Again no. The sun and moon do not act directly over the equator and the effects are transitory so do not affect the average level.
Satellite and aerial surveys are giving very accurate measurements. The Grav D project will allow surface height measurements to within 2cm.
It’s worth noting that the effective sea level (called the geoid) varies over the surface of the earth due to local variations in density.

[Just thinking]

Quote from: Just thinking on Yesterday at 08:11:20

    Having said that the ocean will be spun out at the equator but not to the extent of the land.......So the overall increase in the earth diameter around the equator is for the most part water.

Not so. As @bored said there has been a long time for things to settle and the average land surface will also flow to an equilibrium position along with the sea, so the land at the equator is therefore higher that it would have been at the equator by the same amount as the sea would be.

Quote from: Just thinking on Yesterday at 08:11:20

    And of course, the moon and the sun will play a part in the equation.

Again no. The sun and moon do not act directly over the equator and the effects are transitory so do not affect the average level.
Satellite and aerial surveys are giving very accurate measurements. The Grav D project will allow surface height measurements to within 2cm.
It’s worth noting that the effective sea level (called the geoid) varies over the surface of the earth due to local variations in density.
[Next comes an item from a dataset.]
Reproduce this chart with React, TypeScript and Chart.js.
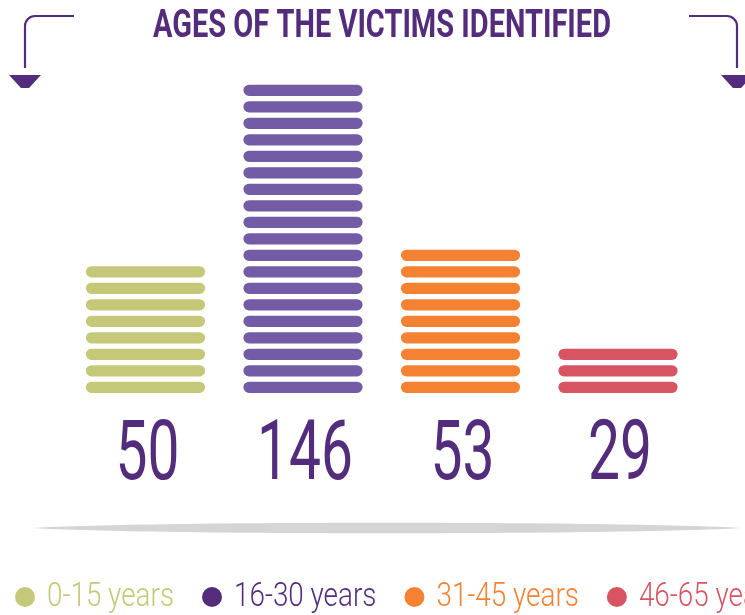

It's calculated that from east to west there is a 170-kilometre increase in the distance what that equates to in altitude I'm not sure. Your explanation makes good sense apparently they can measure the distance to the moon with great accuracy using a laser beam and mirrors on the moon. this Grav D project you mentioned sounds very interesting as there would be many varying factors to consider like decaying orbit the moon and the sun the overall altitude of the satellite would be the big challenge.